No. The deciding factor isn’t the number of employees, but the complexity of the business.
A company with 20–30 employees that’s facing commercialization can have a much greater need for an ERP system than a much larger company with a simpler operation.
How do we know it’s the right time to take the step?
Some common signals are that:
* manufacturing needs to scale up
* regulatory requirements become more extensive
* multiple systems need to be integrated
* traceability becomes business-critical
* the business is established in more markets
* manual ways of working start to become a bottleneck
When several of these challenges arise at the same time, it’s often time to review whether the business needs an ERP system.
How do life science needs differ from other industries?
Life science companies need to handle significantly higher requirements for quality, traceability, documentation, and regulatory compliance than many other businesses.

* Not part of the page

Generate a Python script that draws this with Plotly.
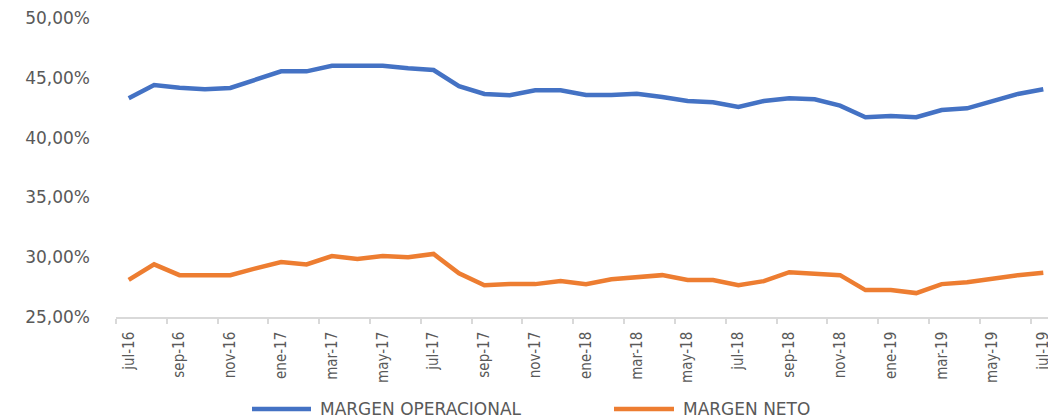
import plotly.graph_objects as go

months = ["jul-16","ago-16","sep-16","oct-16","nov-16","dic-16",
          "ene-17","feb-17","mar-17","abr-17","may-17","jun-17",
          "jul-17","ago-17","sep-17","oct-17","nov-17","dic-17",
          "ene-18","feb-18","mar-18","abr-18","may-18","jun-18",
          "jul-18","ago-18","sep-18","oct-18","nov-18","dic-18",
          "ene-19","feb-19","mar-19","abr-19","may-19","jun-19","jul-19"]

margen_operacional = [43.29, 44.40, 44.17, 44.04, 44.15, 44.80,
                      45.54, 45.54, 46.00, 46.00, 46.00, 45.80,
                      45.65, 44.30, 43.65, 43.54, 43.95, 43.95,
                      43.56, 43.56, 43.67, 43.39, 43.06, 42.95,
                      42.56, 43.06, 43.30, 43.20, 42.67, 41.70,
                      41.80, 41.70, 42.30, 42.45, 43.06, 43.65, 44.04]

margen_neto = [28.10, 29.40, 28.50, 28.50, 28.50, 29.07,
               29.60, 29.40, 30.10, 29.85, 30.10, 30.00,
               30.27, 28.65, 27.65, 27.75, 27.75, 28.00,
               27.75, 28.15, 28.37, 28.50, 28.10, 28.10,
               27.65, 28.00, 28.75, 28.65, 28.50, 27.25,
               27.25, 27.00, 27.75, 27.90, 28.20, 28.50, 28.70]

series_names = ["MARGEN OPERACIONAL", "MARGEN NETO"]
series_colors = ["#4472C4", "#ED7D31"]

y_ticks = [25, 30, 35, 40, 45, 50]
y_tick_labels = ["25,00%", "30,00%", "35,00%", "40,00%", "45,00%", "50,00%"]

idx = list(range(len(months)))
label_idx = idx[::2]
label_text = [months[i] for i in label_idx]

# the page body has an 8px default margin, so the figure is laid out
# in window pixels minus that offset
OFF = 8
W, H = 1056 - OFF, 418 - OFF
ML, MT = 116 - OFF, 18 - OFF
MR = 0
MB = H - (317 - OFF)
PW, PH = W - ML - MR, H - MT - MB


def px_x(p):
    return (p - OFF - ML) / PW


def px_y(p):
    return (H - MB - (p - OFF)) / PH


fig = go.Figure()
for name, vals, col in zip(series_names, [margen_operacional, margen_neto], series_colors):
    fig.add_trace(go.Scatter(x=idx, y=vals, mode="lines", name=name,
                             line=dict(color=col, width=4.5), showlegend=False))

# manual legend (line sample + label), positions in window pixels
legend_items = [(252, 311, 318), (614, 674, 681)]
LEG_Y = 409
shapes, annotations = [], []
for (x0, x1, tx), name, col in zip(legend_items, series_names, series_colors):
    shapes.append(dict(type="line", xref="paper", yref="paper",
                       x0=px_x(x0), x1=px_x(x1), y0=px_y(LEG_Y), y1=px_y(LEG_Y),
                       line=dict(color=col, width=4.5)))
    annotations.append(dict(xref="paper", yref="paper", x=px_x(tx), y=px_y(LEG_Y),
                            xanchor="left", yanchor="middle", showarrow=False,
                            text=name,
                            font=dict(family="DejaVu Sans, Verdana, sans-serif",
                                      size=17, color="#595959")))

fig.update_layout(
    template="none",
    width=W, height=H,
    margin=dict(l=ML, r=MR, t=MT, b=MB, pad=0),
    paper_bgcolor="white", plot_bgcolor="white",
    showlegend=False,
    font=dict(family="DejaVu Sans, Verdana, sans-serif", color="#595959"),
    shapes=shapes, annotations=annotations,
)

fig.update_xaxes(
    range=[-0.5, 36.5], automargin=False,
    tickmode="array", tickvals=label_idx, ticktext=label_text,
    tickangle=-90,
    tickfont=dict(family="DejaVu Sans Condensed, DejaVu Sans, sans-serif",
                  size=15, color="#595959"),
    ticks="", showgrid=False, zeroline=False,
    ticklabelstandoff=7, ticklabeloverflow="allow",
    showline=True, linecolor="#D9D9D9", linewidth=1.5,
    minor=dict(tickmode="linear", tick0=-0.5, dtick=2, ticks="outside",
               ticklen=5, tickcolor="#D9D9D9", tickwidth=1.5, showgrid=False),
)

fig.update_yaxes(
    range=[25, 50.001], automargin=False,
    tickmode="array", tickvals=y_ticks, ticktext=y_tick_labels,
    tickfont=dict(family="DejaVu Sans, Verdana, sans-serif", size=17, color="#595959"),
    showgrid=False, zeroline=False, showline=False, ticks="",
    ticklabelstandoff=25, ticklabeloverflow="allow",
)

fig.write_html("out.html")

That means an ERP system must not only support finance and logistics, but also provide the conditions for control, transparency, and effective collaboration between research, quality, manufacturing, and the business.
Should we implement an ERP system only after we’ve finished growing?
On the contrary. Many companies find it becomes both easier and less costly to put the right structure in place before the business becomes too complex. Waiting too long can mean manual ways of working, separate systems, and poor data quality get built into the business and become harder to change later.
Does an ERP system need to be validated?
Yes, in many life science organizations it’s an important part of the implementation. Validation is about being able to show that the system works as intended and meets regulatory requirements. It provides assurance during audits and regulatory inspections.